Nicholas Scapillati, executive director of Grizzly Bear Foundation, said Monday that it comes after months-long discussions with the province on how to protect bears, with the goal to give the animals a “better and second chance at life in the wild.”

Scapillati said what’s exciting about the project is that the government is open to working with outside experts and the public.

“So, they’ll be working through Indigenous knowledge and scientific understanding, bringing in the latest techniques and training expertise from leading experts,” he said in an interview.

B.C. government data show conservation officers destroyed 603 black bears and 23 grizzly bears in 2023, while 154 black bears were killed by officers in the first six months of this year.

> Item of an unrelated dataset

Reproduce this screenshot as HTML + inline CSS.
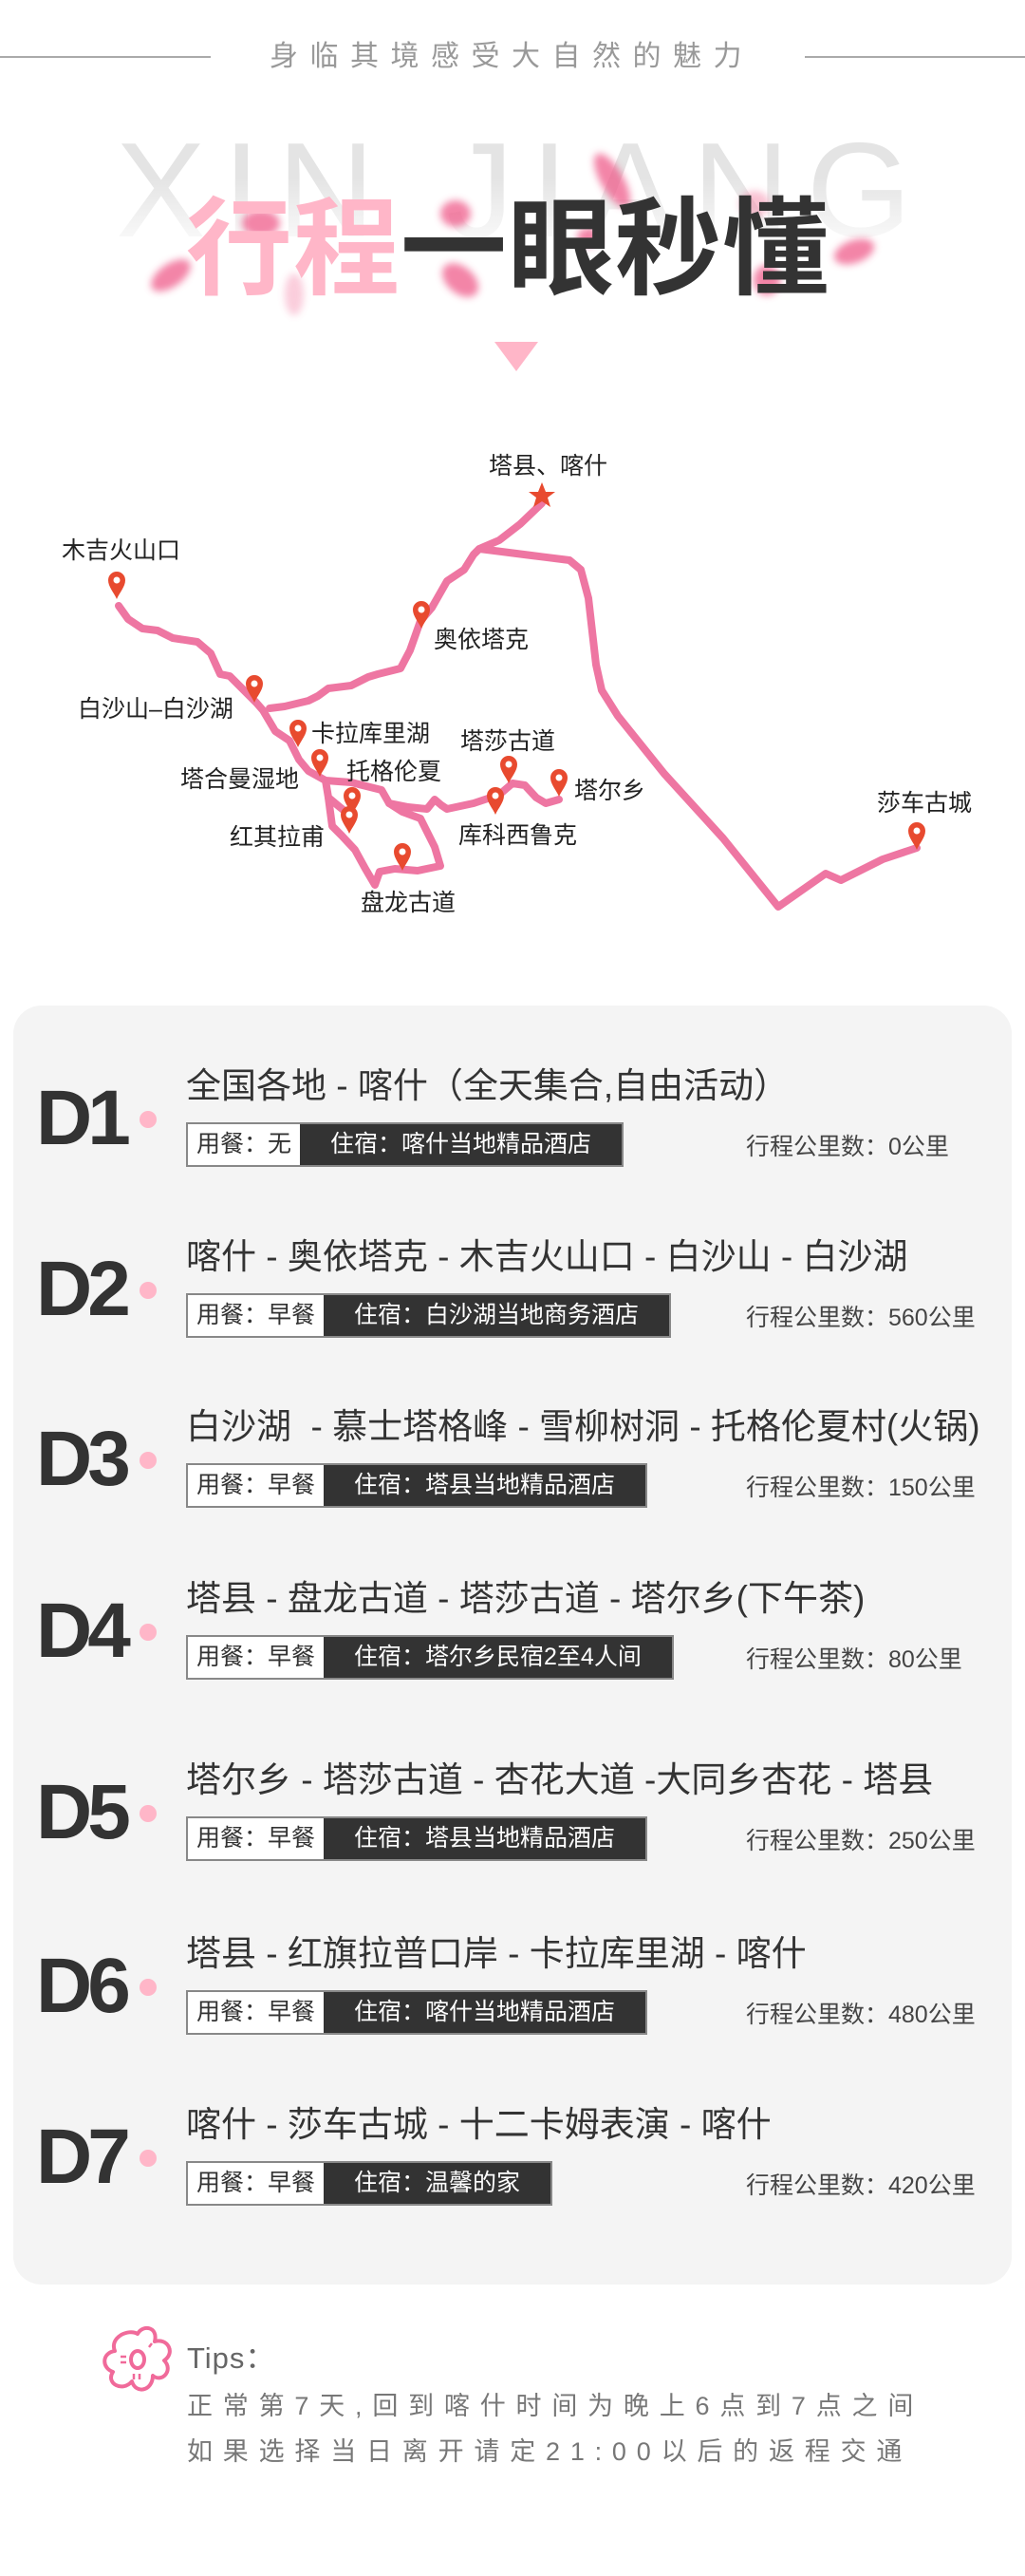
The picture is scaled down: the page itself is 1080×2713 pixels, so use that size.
<!DOCTYPE html>
<html><head><meta charset="utf-8">
<style>
*{margin:0;padding:0;box-sizing:border-box}
body{width:1080px;height:2713px;background:#fff;position:relative;overflow:hidden;font-family:"Liberation Sans","Noto Sans CJK SC",sans-serif;color:#333}
.abs{position:absolute}
.tag{position:absolute;left:196px;height:47px;display:flex;border:2px solid #888;font-size:25px;line-height:43px}
.tag .w{background:#fff;color:#333;padding:0 9px}
.tag .d{background:#333;color:#fff;padding:0 32px}
.title{position:absolute;left:196px;font-size:37px;line-height:40px;color:#333;white-space:nowrap}
.dl{position:absolute;left:38px;font-size:82px;font-weight:bold;letter-spacing:-5px;line-height:82px;color:#333}
.dot{position:absolute;left:147px;width:18px;height:18px;border-radius:50%;background:#ffb6c8}
.km{position:absolute;left:786px;font-size:25px;color:#444;white-space:nowrap}
</style></head><body>

<div class="abs" style="left:0;top:59px;width:222px;height:2px;background:#aaa"></div>
<div class="abs" style="left:848px;top:59px;width:232px;height:2px;background:#aaa"></div>
<div class="abs" style="left:284px;top:44px;font-size:30px;line-height:32px;color:#999;letter-spacing:12.5px;white-space:nowrap">身临其境感受大自然的魅力</div>

<div class="abs" style="left:122px;top:130px;width:1000px;font-size:142px;line-height:142px;letter-spacing:18px;white-space:nowrap;font-family:'Liberation Sans',sans-serif;background:linear-gradient(#e4e4e4 40%,#fff 100%);-webkit-background-clip:text;background-clip:text;color:transparent">XIN JIANG</div>

<svg class="abs" style="left:0;top:140px" width="1080" height="200">
<defs><filter id="b"><feGaussianBlur stdDeviation="4"/></filter></defs>
<g filter="url(#b)" fill="#ef5b8a" opacity=".75">
<ellipse cx="645" cy="50" rx="12" ry="32" transform="rotate(-30 645 50)"/>
<ellipse cx="275" cy="95" rx="20" ry="14"/>
<ellipse cx="180" cy="150" rx="24" ry="12" transform="rotate(-35 180 150)"/>
<ellipse cx="480" cy="85" rx="16" ry="14"/>
<ellipse cx="485" cy="155" rx="22" ry="14" transform="rotate(40 485 155)"/>
<ellipse cx="620" cy="110" rx="12" ry="10"/>
<ellipse cx="900" cy="125" rx="22" ry="12" transform="rotate(-20 900 125)"/>
<ellipse cx="808" cy="155" rx="14" ry="16"/>
<ellipse cx="795" cy="75" rx="16" ry="14" opacity=".5"/>
<ellipse cx="310" cy="170" rx="10" ry="22" opacity=".4"/>
</g></svg>
<div class="abs" style="left:196px;top:204px;font-size:112px;line-height:118px;font-weight:bold;white-space:nowrap;letter-spacing:1px"><span style="color:#ffb6c8">行程</span><span style="color:#333">一眼秒懂</span></div>

<div class="abs" style="left:521px;top:360px;width:0;height:0;border-left:23px solid transparent;border-right:23px solid transparent;border-top:31px solid #ffb6c8"></div>

<svg class="abs" style="left:0;top:0" width="1080" height="1000" font-family="Liberation Sans,Noto Sans CJK SC,sans-serif" font-size="25" fill="#222">
<g fill="none" stroke="#ee76a2" stroke-width="8" stroke-linecap="round" stroke-linejoin="round">
<path d="M571,530 L548,552 L526,569 L505,578 L499,584 L489,600 L471,612 L455,640 L443,654 L432,685 L422,704 L398,710 L388,713 L370,722 L346,725 L335,733 L325,738 L300,744 L284,746"/>
<path d="M505,578 L560,585 L600,590 L612,600 L620,630 L628,700 L634,727 L651,754 L700,815 L762,883 L820,955 L870,920 L886,927 L910,915 L930,905 L966,893"/>
<path d="M125,638 L135,652 L150,662 L166,664 L182,672 L208,676 L222,688 L232,710 L242,712 L258,728 L270,740 L277,748 L290,770 L305,780 L315,800 L325,812 L343,822 L370,824 L402,832 L410,846 L430,850 L450,852 L458,842 L465,848 L471,852 L499,846 L526,837 L540,825 L553,827 L565,840 L575,846 L589,842"/>
<path d="M343,822 L346,840 L350,870 L360,880 L374,895 L385,915 L395,932 L400,918 L416,915 L440,917 L464,912 L458,892 L443,862 L424,855 L410,846"/>
<path d="M346,840 L358,850 L368,858"/>
</g>
<polygon points="571,508 575,518 585,518 577,524 580,534 571,528 562,534 565,524 557,518 567,518" fill="#e84a2f"/>
<defs><g id="p"><path d="M0,0 C-3,-7 -9,-13 -9,-20 A9,9 0 1,1 9,-20 C9,-13 3,-7 0,0Z" fill="#e84a2f"/><circle cx="0" cy="-20" r="3.5" fill="#fff"/></g></defs>
<use href="#p" x="123" y="631"/>
<use href="#p" x="444" y="662"/>
<use href="#p" x="268" y="740"/>
<use href="#p" x="314" y="787"/>
<use href="#p" x="337" y="818"/>
<use href="#p" x="536" y="825"/>
<use href="#p" x="589" y="839"/>
<use href="#p" x="522" y="858"/>
<use href="#p" x="371" y="858"/>
<use href="#p" x="368" y="878"/>
<use href="#p" x="424" y="917"/>
<use href="#p" x="966" y="895"/>
<text x="515" y="499">塔县、喀什</text>
<text x="65" y="588">木吉火山口</text>
<text x="457" y="682">奥依塔克</text>
<text x="82" y="755">白沙山–白沙湖</text>
<text x="328" y="781">卡拉库里湖</text>
<text x="485" y="789">塔莎古道</text>
<text x="190" y="829">塔合曼湿地</text>
<text x="365" y="821">托格伦夏</text>
<text x="605" y="841">塔尔乡</text>
<text x="483" y="888">库科西鲁克</text>
<text x="242" y="890">红其拉甫</text>
<text x="380" y="959">盘龙古道</text>
<text x="924" y="854">莎车古城</text>
</svg>

<div class="abs" style="left:14px;top:1059px;width:1052px;height:1347px;background:#f4f4f4;border-radius:30px"></div>

<div class="dl" style="top:1137px">D1</div><div class="dot" style="top:1170px"></div>
<div class="title" style="top:1124px">全国各地 - 喀什（全天集合,自由活动）</div>
<div class="tag" style="top:1182px"><span class="w">用餐：无</span><span class="d">住宿：喀什当地精品酒店</span></div>
<div class="km" style="top:1188px">行程公里数：0公里</div>

<div class="dl" style="top:1317px">D2</div><div class="dot" style="top:1350px"></div>
<div class="title" style="top:1304px">喀什 - 奥依塔克 - 木吉火山口 - 白沙山 - 白沙湖</div>
<div class="tag" style="top:1362px"><span class="w">用餐：早餐</span><span class="d">住宿：白沙湖当地商务酒店</span></div>
<div class="km" style="top:1368px">行程公里数：560公里</div>

<div class="dl" style="top:1496px">D3</div><div class="dot" style="top:1529px"></div>
<div class="title" style="top:1483px">白沙湖 &nbsp;- 慕士塔格峰 - 雪柳树洞 - 托格伦夏村(火锅)</div>
<div class="tag" style="top:1541px"><span class="w">用餐：早餐</span><span class="d">住宿：塔县当地精品酒店</span></div>
<div class="km" style="top:1547px">行程公里数：150公里</div>

<div class="dl" style="top:1677px">D4</div><div class="dot" style="top:1710px"></div>
<div class="title" style="top:1664px">塔县 - 盘龙古道 - 塔莎古道 - 塔尔乡(下午茶)</div>
<div class="tag" style="top:1722px"><span class="w">用餐：早餐</span><span class="d">住宿：塔尔乡民宿2至4人间</span></div>
<div class="km" style="top:1728px">行程公里数：80公里</div>

<div class="dl" style="top:1868px">D5</div><div class="dot" style="top:1901px"></div>
<div class="title" style="top:1855px">塔尔乡 - 塔莎古道 - 杏花大道 -大同乡杏花 - 塔县</div>
<div class="tag" style="top:1913px"><span class="w">用餐：早餐</span><span class="d">住宿：塔县当地精品酒店</span></div>
<div class="km" style="top:1919px">行程公里数：250公里</div>

<div class="dl" style="top:2051px">D6</div><div class="dot" style="top:2084px"></div>
<div class="title" style="top:2038px">塔县 - 红旗拉普口岸 - 卡拉库里湖 - 喀什</div>
<div class="tag" style="top:2096px"><span class="w">用餐：早餐</span><span class="d">住宿：喀什当地精品酒店</span></div>
<div class="km" style="top:2102px">行程公里数：480公里</div>

<div class="dl" style="top:2231px">D7</div><div class="dot" style="top:2264px"></div>
<div class="title" style="top:2218px">喀什 - 莎车古城 - 十二卡姆表演 - 喀什</div>
<div class="tag" style="top:2276px"><span class="w">用餐：早餐</span><span class="d">住宿：温馨的家</span></div>
<div class="km" style="top:2282px">行程公里数：420公里</div>

<svg class="abs" style="left:105px;top:2448px" width="80" height="76" viewBox="0 0 80 76">
<g fill="none" stroke="#f06a9a" stroke-width="4" stroke-linejoin="round">
<path d="M40,10 C45,0 62,2 58,18 C72,14 80,30 68,38 C78,48 66,62 56,54 C56,70 38,74 34,60 C24,72 6,62 14,50 C2,46 2,30 16,28 C10,14 30,4 40,10Z"/>
<ellipse cx="40" cy="37" rx="7" ry="9"/>
</g>
<g stroke="#f06a9a" stroke-width="2.5"><line x1="22" y1="34" x2="28" y2="34"/><line x1="22" y1="40" x2="28" y2="40"/><line x1="36" y1="52" x2="36" y2="58"/><line x1="42" y1="52" x2="42" y2="58"/><line x1="52" y1="24" x2="55" y2="20"/></g>
</svg>
<div class="abs" style="left:197px;top:2466px;font-size:31px;line-height:36px;color:#666;letter-spacing:1px">Tips：</div>
<div class="abs" style="left:197px;top:2518px;font-size:27px;line-height:32px;color:#777;letter-spacing:10.8px;white-space:nowrap">正常第7天,回到喀什时间为晚上6点到7点之间</div>
<div class="abs" style="left:197px;top:2566px;font-size:27px;line-height:32px;color:#777;letter-spacing:10.8px;white-space:nowrap">如果选择当日离开请定21:00以后的返程交通</div>

</body></html>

Scapillati said the group will publish a report with recommendations by next spring, while an independent oversight committee will be set up to review all bear encounters with conservation officers to provide advice to the government.

Environment Minister George Heyman said in a statement that they are looking for new ways to ensure conservation officers “have the trust of the communities they serve,” and the panel will make recommendations to enhance officer training and improve policies.

Lesley Fox, with the wildlife protection group The Fur-Bearers, said they’ve been calling for such a committee for decades.

“This move demonstrates the government is listening,” said Fox. “I suspect, because of the impending election, their listening skills are potentially a little sharper than they normally are.”

Fox said the partnership came from “a place of long frustration” as provincial conservation officers kill more than 500 black bears every year on average, and the public is “no longer tolerating this kind of approach.”

“I think that the conservation officer service and the B.C. government are aware they need to change, and certainly the public has been asking for it,” said Fox.

Fox said there’s a lot of optimism about the new partnership, but, as with any government, there will likely be a lot of red tape to get through.

“I think speed is going to be important, whether or not the committee has the ability to make change and make change relatively quickly without having to study an issue to death, ” said Fox.